Goal: Without the pictures, return all of the material exactly as written.
— BEGIN —
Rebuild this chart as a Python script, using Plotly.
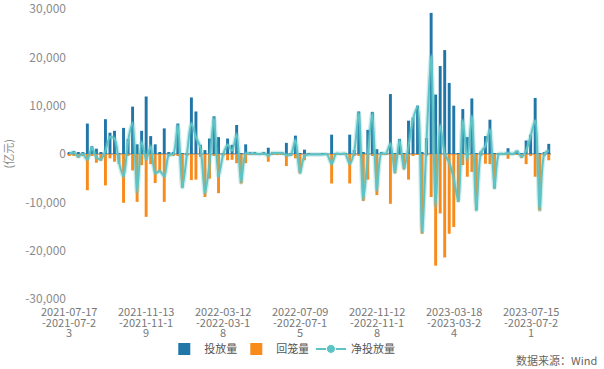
import pandas as pd
import plotly.graph_objects as go

# ---- categories (weekly Sat-Fri ranges; holiday weeks with no operations are absent) ----
week_start_first = "2021-07-17"
week_start_last = "2023-08-12"
skipped_weeks = ["2022-10-01", "2023-01-21"]

# ---- series values (亿元) ----
injection = [
    400, 600, 300, 300, 6300, 1600, 1100, 300, 7200, 4400,
    4800, 200, 5400, 3100, 9800, 2000, 4800, 11900, 3700, 2000,
    300, 5300, 300, 400, 6300, 100, 100, 11700, 8800, 1900,
    800, 3200, 7800, 3500, 200, 3200, 1900, 6000, 200, 2000,
    300, 300, 100, 300, 1300, 300, 300, 300, 2300, 200,
    3800, 100, 900, 100, 0, 0, 100, 0, 4000, 200,
    100, 200, 4000, 800, 8800, 300, 5000, 8700, 1000, 300,
    200, 12400, 200, 3100, 200, 6900, 7500, 10000, 400, 3300,
    29200, 12300, 18200, 21500, 14700, 10000, 200, 9300, 3500, 11500,
    100, 500, 3700, 7100, 200, 100, 100, 1200, 100, 700,
    200, 2800, 4000, 11600, 100, 300, 2100,
]
withdrawal = [
    -300, -300, -800, -300, -7500, -300, -1800, -1400, -6500, -900,
    -1600, -2000, -10100, -400, -3400, -9900, -2300, -13000, -2100, -6000,
    -3800, -9900, -500, -400, -400, -7000, -300, -5400, -5300, -600,
    -8900, -5100, -400, -8100, -400, -1300, -1200, -1900, -6100, -1900,
    -200, -200, -100, -200, -1600, -100, -100, -100, -2500, -300,
    -900, -4000, -1300, -200, -100, -100, -200, -100, -6100, -100,
    -100, -100, -6100, -300, -300, -9700, -5300, -300, -8500, -200,
    -100, -10300, -4000, -200, -3200, -5300, -300, -200, -16500, -400,
    -8900, -23100, -12300, -21400, -16500, -15100, -9900, -2300, -4700, -3700,
    -11700, -300, -2000, -2100, -7200, -100, -100, -1000, -100, -200,
    -800, -2100, -300, -4700, -11700, -400, -1300,
]

y_tick_values = [-30000, -20000, -10000, 0, 10000, 20000, 30000]
y_tick_labels = ["-30,000", "-20,000", "-10,000", "0", "10,000", "20,000", "30,000"]

series_names = ["投放量", "回笼量", "净投放量"]

# ---- derived ----
starts = [d for d in pd.date_range(week_start_first, week_start_last, freq="7D")
          if d.strftime("%Y-%m-%d") not in skipped_weeks]
categories = [f"{d:%Y-%m-%d}-{d + pd.Timedelta(days=6):%Y-%m-%d}" for d in starts]
net = [a + b for a, b in zip(injection, withdrawal)]

label_step = 17
tick_vals = categories[::label_step]

BLUE = "#2176a8"
ORANGE = "#f98b1d"
TEAL = "#5ec3c5"
FONT = "Noto Sans CJK SC, Noto Sans, sans-serif"

fig = go.Figure()
fig.add_trace(go.Bar(x=categories, y=injection, name=series_names[0],
                     marker=dict(color=BLUE, line=dict(width=0))))
fig.add_trace(go.Bar(x=categories, y=withdrawal, name=series_names[1],
                     marker=dict(color=ORANGE, line=dict(width=0))))
fig.add_trace(go.Scatter(x=categories, y=net, mode="lines", showlegend=False,
                         hoverinfo="skip",
                         line=dict(color="rgba(94,195,197,0.30)", width=4.5,
                                   shape="spline", smoothing=0.8)))
fig.add_trace(go.Scatter(x=categories, y=net, mode="lines", showlegend=False,
                         name=series_names[2],
                         line=dict(color=TEAL, width=2, shape="spline", smoothing=0.8)))
fig.add_trace(go.Scatter(x=[categories[0]], y=[None], mode="lines+markers",
                         name=series_names[2], legend="legend2",
                         line=dict(color=TEAL, width=2),
                         marker=dict(color=TEAL, size=9, line=dict(color="white", width=1))))

# x tick labels, wrapped in three tight lines like the original
annotations = []
line_offsets = [-12, -23, -33]   # pixels below the plot bottom (centre of each line)
for cat in tick_vals:
    parts = [cat[:10], cat[10:20], cat[20:]]
    for part, off in zip(parts, line_offsets):
        annotations.append(dict(
            text=part, xref="x", yref="paper", x=cat, y=0, yshift=off,
            showarrow=False, xanchor="center", yanchor="middle",
            font=dict(size=11, color="#777777", family=FONT)))

annotations += [
    dict(text="(亿元)", xref="paper", yref="paper", x=-0.121, y=0.5,
         textangle=-90, showarrow=False, xanchor="center", yanchor="middle",
         font=dict(size=11, color="#8c8c8c", family=FONT)),
    dict(text="数据来源：Wind", xref="paper", yref="paper", x=1.10, y=-0.21,
         showarrow=False, xanchor="right", yanchor="middle",
         font=dict(size=11, color="#666666", family=FONT)),
]

legend_common = dict(orientation="h", y=-0.172, yanchor="middle", xanchor="left",
                     font=dict(size=11, color="#555555"), traceorder="normal",
                     itemwidth=30, bgcolor="rgba(0,0,0,0)")

fig.update_layout(
    width=604, height=369,
    margin=dict(l=67, r=53, t=9, b=70, autoexpand=False),
    paper_bgcolor="white", plot_bgcolor="white",
    barmode="relative", bargap=0.35,
    font=dict(family=FONT, color="#666666"),
    showlegend=True,
    legend=dict(legend_common, x=0.201, entrywidth=27, entrywidthmode="pixels"),
    legend2=dict(legend_common, x=0.504),
    xaxis=dict(type="category", categoryorder="array", categoryarray=categories,
               range=[-0.5, len(categories) - 0.5], autorange=False,
               showticklabels=False, automargin=False,
               showgrid=False, showline=False, ticks="", zeroline=False),
    yaxis=dict(range=[-30000, 30000], autorange=False, tickmode="array",
               tickvals=y_tick_values, ticktext=y_tick_labels,
               showgrid=False, showline=False, ticks="", ticklabeloverflow="allow",
               automargin=False, zeroline=True, zerolinecolor="#b4b4b4", zerolinewidth=1.5,
               tickfont=dict(size=12, color="#8c8c8c", family=FONT)),
    annotations=annotations,
)

fig.write_html("out.html",
               config={"displayModeBar": False},
               post_script="document.body.style.margin='0';document.body.style.padding='0';")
— END —
Finished exercise:
Rebuild this chart as a Python script, using Plotly.
import pandas as pd
import plotly.graph_objects as go

# ---- categories (weekly Sat-Fri ranges; holiday weeks with no operations are absent) ----
week_start_first = "2021-07-17"
week_start_last = "2023-08-12"
skipped_weeks = ["2022-10-01", "2023-01-21"]

# ---- series values (亿元) ----
injection = [
    400, 600, 300, 300, 6300, 1600, 1100, 300, 7200, 4400,
    4800, 200, 5400, 3100, 9800, 2000, 4800, 11900, 3700, 2000,
    300, 5300, 300, 400, 6300, 100, 100, 11700, 8800, 1900,
    800, 3200, 7800, 3500, 200, 3200, 1900, 6000, 200, 2000,
    300, 300, 100, 300, 1300, 300, 300, 300, 2300, 200,
    3800, 100, 900, 100, 0, 0, 100, 0, 4000, 200,
    100, 200, 4000, 800, 8800, 300, 5000, 8700, 1000, 300,
    200, 12400, 200, 3100, 200, 6900, 7500, 10000, 400, 3300,
    29200, 12300, 18200, 21500, 14700, 10000, 200, 9300, 3500, 11500,
    100, 500, 3700, 7100, 200, 100, 100, 1200, 100, 700,
    200, 2800, 4000, 11600, 100, 300, 2100,
]
withdrawal = [
    -300, -300, -800, -300, -7500, -300, -1800, -1400, -6500, -900,
    -1600, -2000, -10100, -400, -3400, -9900, -2300, -13000, -2100, -6000,
    -3800, -9900, -500, -400, -400, -7000, -300, -5400, -5300, -600,
    -8900, -5100, -400, -8100, -400, -1300, -1200, -1900, -6100, -1900,
    -200, -200, -100, -200, -1600, -100, -100, -100, -2500, -300,
    -900, -4000, -1300, -200, -100, -100, -200, -100, -6100, -100,
    -100, -100, -6100, -300, -300, -9700, -5300, -300, -8500, -200,
    -100, -10300, -4000, -200, -3200, -5300, -300, -200, -16500, -400,
    -8900, -23100, -12300, -21400, -16500, -15100, -9900, -2300, -4700, -3700,
    -11700, -300, -2000, -2100, -7200, -100, -100, -1000, -100, -200,
    -800, -2100, -300, -4700, -11700, -400, -1300,
]

y_tick_values = [-30000, -20000, -10000, 0, 10000, 20000, 30000]
y_tick_labels = ["-30,000", "-20,000", "-10,000", "0", "10,000", "20,000", "30,000"]

series_names = ["投放量", "回笼量", "净投放量"]

# ---- derived ----
starts = [d for d in pd.date_range(week_start_first, week_start_last, freq="7D")
          if d.strftime("%Y-%m-%d") not in skipped_weeks]
categories = [f"{d:%Y-%m-%d}-{d + pd.Timedelta(days=6):%Y-%m-%d}" for d in starts]
net = [a + b for a, b in zip(injection, withdrawal)]

label_step = 17
tick_vals = categories[::label_step]

BLUE = "#2176a8"
ORANGE = "#f98b1d"
TEAL = "#5ec3c5"
FONT = "Noto Sans CJK SC, Noto Sans, sans-serif"

fig = go.Figure()
fig.add_trace(go.Bar(x=categories, y=injection, name=series_names[0],
                     marker=dict(color=BLUE, line=dict(width=0))))
fig.add_trace(go.Bar(x=categories, y=withdrawal, name=series_names[1],
                     marker=dict(color=ORANGE, line=dict(width=0))))
fig.add_trace(go.Scatter(x=categories, y=net, mode="lines", showlegend=False,
                         hoverinfo="skip",
                         line=dict(color="rgba(94,195,197,0.30)", width=4.5,
                                   shape="spline", smoothing=0.8)))
fig.add_trace(go.Scatter(x=categories, y=net, mode="lines", showlegend=False,
                         name=series_names[2],
                         line=dict(color=TEAL, width=2, shape="spline", smoothing=0.8)))
fig.add_trace(go.Scatter(x=[categories[0]], y=[None], mode="lines+markers",
                         name=series_names[2], legend="legend2",
                         line=dict(color=TEAL, width=2),
                         marker=dict(color=TEAL, size=9, line=dict(color="white", width=1))))

# x tick labels, wrapped in three tight lines like the original
annotations = []
line_offsets = [-12, -23, -33]   # pixels below the plot bottom (centre of each line)
for cat in tick_vals:
    parts = [cat[:10], cat[10:20], cat[20:]]
    for part, off in zip(parts, line_offsets):
        annotations.append(dict(
            text=part, xref="x", yref="paper", x=cat, y=0, yshift=off,
            showarrow=False, xanchor="center", yanchor="middle",
            font=dict(size=11, color="#777777", family=FONT)))

annotations += [
    dict(text="(亿元)", xref="paper", yref="paper", x=-0.121, y=0.5,
         textangle=-90, showarrow=False, xanchor="center", yanchor="middle",
         font=dict(size=11, color="#8c8c8c", family=FONT)),
    dict(text="数据来源：Wind", xref="paper", yref="paper", x=1.10, y=-0.21,
         showarrow=False, xanchor="right", yanchor="middle",
         font=dict(size=11, color="#666666", family=FONT)),
]

legend_common = dict(orientation="h", y=-0.172, yanchor="middle", xanchor="left",
                     font=dict(size=11, color="#555555"), traceorder="normal",
                     itemwidth=30, bgcolor="rgba(0,0,0,0)")

fig.update_layout(
    width=604, height=369,
    margin=dict(l=67, r=53, t=9, b=70, autoexpand=False),
    paper_bgcolor="white", plot_bgcolor="white",
    barmode="relative", bargap=0.35,
    font=dict(family=FONT, color="#666666"),
    showlegend=True,
    legend=dict(legend_common, x=0.201, entrywidth=27, entrywidthmode="pixels"),
    legend2=dict(legend_common, x=0.504),
    xaxis=dict(type="category", categoryorder="array", categoryarray=categories,
               range=[-0.5, len(categories) - 0.5], autorange=False,
               showticklabels=False, automargin=False,
               showgrid=False, showline=False, ticks="", zeroline=False),
    yaxis=dict(range=[-30000, 30000], autorange=False, tickmode="array",
               tickvals=y_tick_values, ticktext=y_tick_labels,
               showgrid=False, showline=False, ticks="", ticklabeloverflow="allow",
               automargin=False, zeroline=True, zerolinecolor="#b4b4b4", zerolinewidth=1.5,
               tickfont=dict(size=12, color="#8c8c8c", family=FONT)),
    annotations=annotations,
)

fig.write_html("out.html",
               config={"displayModeBar": False},
               post_script="document.body.style.margin='0';document.body.style.padding='0';")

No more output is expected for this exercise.